Badr Al-olama, Director-general of ADIO, said, “ADIO is proud to drive and grow trade relations between Abu Dhabi and Western Australia. Our strategic collaboration with the Department of Jobs, Tourism, Science and Innovation will unlock opportunities for
Australian companies, enabling their growth into Abu Dhabi and new markets in the region, as do the same for Emirati companies seeking to expand their activities in Australia and its surrounding region.”
Hon Reece Whitby, Minister for Energy, Environment and Climate Action, stated, “Western Australia has significant economic ties with the UAE, with this agreement a good example of the State Government’s strong working relationship with the Abu Dhabi Investment Office. The State Government will continue to find ways in which Western Australia and Abu Dhabi can cooperate to achieve mutually beneficial economic outcomes.”
The UAE and Australia enjoy long-standing economic ties, where the UAE is Australia’s largest Middle East trade and investment partner. Australia was also among the 192 participating countries at Expo 2020 Dubai, which provided a key plaform for Australian companies to engage with key partners from the Middle East and South Asia.
Bilateral trade of goods and services between both countries stood at $9.3 billion in 2022. Furthermore, the UAE and Australia announced the commencement of talks for a
Comprehensive Economic Partnership Agreement (CEPA) in 2023. The UAE is currently home to almost 16,000 Australian expats.
Western Australia’s economy is exportoriented, with around half of Australia’s exports of goods originating from the state each year, including minerals, petroleum, agri-food and specialised manufactured goods. Its gross state product (GSP) was AUD445.3 billion in 2022-23, which was 17.4 per cent of Australia’s gross domestic product (GDP).

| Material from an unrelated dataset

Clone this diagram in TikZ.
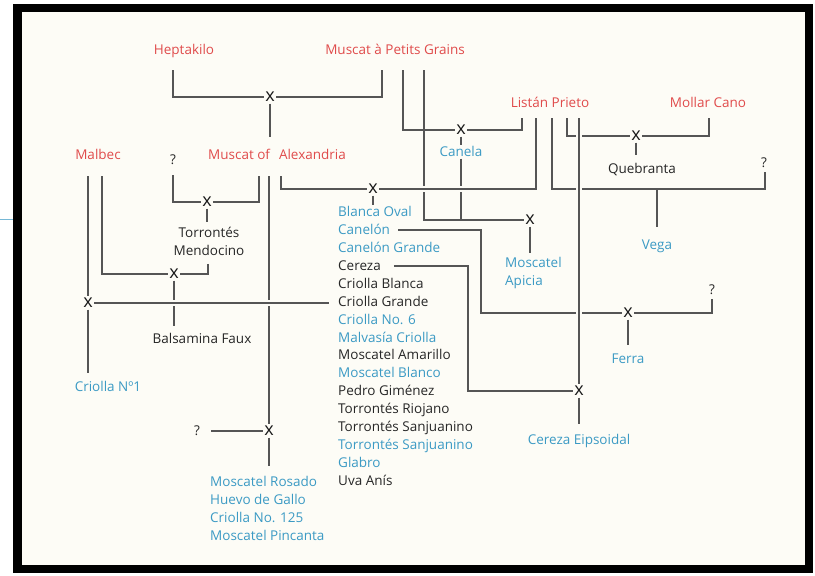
\documentclass[tikz,border=0pt]{standalone}
\usepackage{fontspec}
\setmainfont{Open Sans}
\definecolor{vinored}{HTML}{E04B4B}
\definecolor{vinoblue}{HTML}{3B9AC4}
\definecolor{inkgray}{HTML}{555555}
\definecolor{paper}{HTML}{FDFCF6}
\tikzset{
  lbl/.style={inner sep=0pt,text height=11pt,text depth=2pt,font=\fontsize{13.5}{17.9}\selectfont},
  multi/.style={inner sep=0pt,font=\fontsize{13.5}{17.9}\selectfont},
  parent/.style={text=vinored},
  synonym/.style={text=vinoblue},
  plain/.style={text=black!85},
  cross/.style={inner sep=1.5pt,font=\fontsize{18}{18}\selectfont,text=black!90},
  link/.style={draw=inkgray,line width=2pt},
  over/.style={preaction={draw=paper,line width=6pt}},
}
\begin{document}
\begin{tikzpicture}[x=1pt,y=-1pt]
	\useasboundingbox(0,0)rectangle(815,576);
	\fill[white](0,0)rectangle(815,576);
	\draw[line width=8.5pt,fill=paper](17.5,8)rectangle(809,569);
	\draw[vinoblue!70,line width=1pt](0,219)--(13,219);
	% parent varieties
	\node[lbl,parent](hept)at(184,50){Heptakilo};
	\node[lbl,parent](mpg)at(395,50){Muscat à Petits Grains};
	\node[lbl,parent](listan)at(550,103){Listán Prieto};
	\node[lbl,parent](mollar)at(708,103){Mollar Cano};
	\node[lbl,parent](malbec)at(98,155){Malbec};
	\node[lbl,parent](alex)at(277,155){Muscat of\hspace{9pt}Alexandria};
	\node[lbl,plain](q1)at(173,160){?};
	\node[lbl,plain](q2)at(764,163){?};
	\node[lbl,plain](q3)at(712,290){?};
	\node[lbl,plain](q4)at(197,431){?};
	% offspring
	\node[lbl,synonym](canela)at(461,152){Canela};
	\node[lbl,plain](quebr)at(642,169){Quebranta};
	\node[multi,plain,align=center,anchor=north](torr)at(209,227){Torrontés\\Mendocino};
	\node[multi,synonym,align=left,anchor=north west](mapi)at(505,257){Moscatel\\Apicia};
	\node[lbl,synonym](vega)at(657,245){Vega};
	\node[lbl,synonym](ferra)at(628,359){Ferra};
	\node[lbl,plain](balsa)at(202,339){Balsamina Faux};
	\node[lbl,synonym](cnr1)at(108,387){Criolla Nº1};
	\node[lbl,synonym](cerep)at(579,440){Cereza Eipsoidal};
	\node[multi,synonym,align=left,anchor=north west](mros)at(210,476){Moscatel Rosado\\Huevo de Gallo\\Criolla No. 125\\Moscatel Pincanta};
	% criollas
	\node[lbl,synonym,anchor=west](bov)at(338,212){Blanca Oval};
	\node[lbl,synonym,anchor=west](cnl)at(338,230){Canelón};
	\node[lbl,synonym,anchor=west](cng)at(338,248){Canelón Grande};
	\node[lbl,plain,anchor=west](crz)at(338,266){Cereza};
	\node[lbl,plain,anchor=west](cbl)at(338,284){Criolla Blanca};
	\node[lbl,plain,anchor=west](cgr)at(338,302){Criolla Grande};
	\node[lbl,synonym,anchor=west](cn6)at(338,320){Criolla No. 6};
	\node[lbl,synonym,anchor=west](mvc)at(338,338){Malvasía Criolla};
	\node[lbl,plain,anchor=west](mam)at(338,355){Moscatel Amarillo};
	\node[lbl,synonym,anchor=west](mbl)at(338,373){Moscatel Blanco};
	\node[lbl,plain,anchor=west](pgi)at(338,391){Pedro Giménez};
	\node[lbl,plain,anchor=west](tri)at(338,409){Torrontés Riojano};
	\node[lbl,plain,anchor=west](tsj)at(338,427){Torrontés Sanjuanino};
	\node[lbl,synonym,anchor=west](tsb)at(338,445){Torrontés Sanjuanino};
	\node[lbl,synonym,anchor=west](glb)at(338,463){Glabro};
	\node[lbl,plain,anchor=west](uva)at(338,481){Uva Anís};
	% crossings
	\node[cross](x1)at(270,97){x};
	\node[cross](x2)at(461,130){x};
	\node[cross](x3)at(636,136){x};
	\node[cross](x4)at(207,202){x};
	\node[cross](x5)at(373,189){x};
	\node[cross](x6)at(530,220){x};
	\node[cross](x7)at(174,274){x};
	\node[cross](x8)at(88,303){x};
	\node[cross](x9)at(628,313){x};
	\node[cross](x10)at(579,391){x};
	\node[cross](x11)at(269,431){x};
	\coordinate(vg)at(657,189);
	\coordinate(fk)at(481,313);
	\coordinate(ck)at(468,391);
	% Muscat of Alexandria
	\draw[link]([xshift=-11pt,yshift=-13.5pt]hept.south)|-(x1);
	\draw[link]([xshift=-13pt,yshift=-13.5pt]mpg.south)|-(x1);
	\draw[link](x1)--([yshift=11pt]x1|-alex.north);
	% Canela and Moscatel Apicia
	\draw[link]([xshift=8pt,yshift=-13.5pt]mpg.south)|-(x2);
	\draw[link]([xshift=-28pt,yshift=-8.5pt]listan.south)|-(x2);
	\draw[link](x2)--(canela);
	\draw[link]([xshift=29pt,yshift=-13.5pt]mpg.south)|-(x6);
	\draw[link](canela)--(canela|-x6);
	\draw[link](x6)--([yshift=4pt]x6|-mapi.north);
	% Quebranta
	\draw[link]([xshift=17pt,yshift=-8.5pt]listan.south)|-(x3);
	\draw[link]([xshift=1pt,yshift=-8.5pt]mollar.south)|-(x3);
	\draw[link](x3)--([yshift=7pt]x3|-quebr.north);
	% Vega
	\draw[link]([xshift=2pt,yshift=-8.5pt]listan.south)|-(vg)-|([xshift=1pt,yshift=-2.5pt]q2.south);
	\draw[link](vg)--([yshift=11.5pt]vega.north);
	% Torrontes Mendocino and Balsamina Faux
	\draw[link]([yshift=-8.5pt]q1.south)|-(x4);
	\draw[link]([xshift=-18pt,yshift=-14.5pt]alex.south)|-(x4);
	\draw[link](x4)--([yshift=5pt]x4|-torr.north);
	\draw[link]([xshift=4pt,yshift=-14.5pt]malbec.south)|-(x7);
	\draw[link]([xshift=-1pt,yshift=-8pt]torr.south)|-(x7);
	\draw[link](x7)--([yshift=6.5pt]x7|-balsa.north);
	% Moscatel Rosado
	\draw[link]([xshift=-8pt,yshift=-14.5pt]alex.south)--(x11);
	\draw[link,shorten <=11pt](q4)--(x11);
	\draw[link](x11)--([yshift=10pt]x11|-mros.north);
	% criollas
	\draw[link]([xshift=4pt,yshift=-14.5pt]alex.south)|-(x5);
	\draw[link,over](x5)-|([xshift=-14pt,yshift=-8.5pt]listan.south);
	\draw[link](x5)--(x5|-bov.north);
	% Criolla N1
	\draw[link]([xshift=-10pt,yshift=-14.5pt]malbec.south)--(x8);
	\draw[link,over](x8)--([xshift=-9pt]x8-|cgr.west);
	\draw[link](x8)--([yshift=7.5pt]x8|-cnr1.north);
	% Ferra
	\draw[link]([xshift=8pt]cnl.east)-|(fk)--(x9);
	\draw[link]([yshift=-2.5pt]q3.south)|-(x9);
	\draw[link](x9)--([yshift=7.5pt]x9|-ferra.north);
	% Cereza Eipsoidal
	\draw[link]([xshift=13pt]crz.east)-|(ck)--(x10);
	\draw[link,over]([xshift=29pt,yshift=-8.5pt]listan.south)--(x10);
	\draw[link](x10)--([yshift=9.5pt]x10|-cerep.north);
\end{tikzpicture}
\end{document}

Meanwhile the Abu Dhabi Investment Office (ADIO) has partnered with renowned actor and humanitarian Idris Elba to leverage the emirate’s vision for a secure and sustainable food and water future.
This partnership will capitalise on the emirate’s emergence as a global pioneer in food production and water treatment, powered by sustainable technology solutions. The agreement comes ater the launch of Mohamed bin Zayed Water Initiative to confront the urgent challenge of water scarcity around the world.
With the aim of accelerating their development and implementation, the newly announced alliance with Elba, through his impact investment company The Akuna Group (TAG), will showcase Abu Dhabi’s leading initiatives in the fields of novel food development, agricultural transformation, and water treatment and technology. Abu Dhabi is aiming to pioneer cultivation of onshore high value add microalgae, offshore farming of key fish stocks, and innovate reverse osmosis water treatment.
TAG is dedicated to nurturing the growth of African industries and entrepreneurship, through strategic multi-sectoral partnerships, impact investments, innovative technologies, and high-level advisory services across and beyond the continent.
As an initial undertaking, Elba will engage in global conversations and awareness initiatives to inspire and accelerate the transformation of food and water systems, using Abu Dhabi as a model to drive positive economic and social impact for future generations. These efforts will also include collaborations with global institutions to highlight the worldwide impact of Abu Dhabi’s forward-thinking initiatives.
Badr Al Olama, Director-general of ADIO, said, “Transforming constraints into opportunities, Abu Dhabi strives to be at the forefront of innovation in food and water production, sustainability and growth. Together with our partners, we are continuing to pioneer and implement cuting-edge solutions that address global nutritional and environmental challenges.”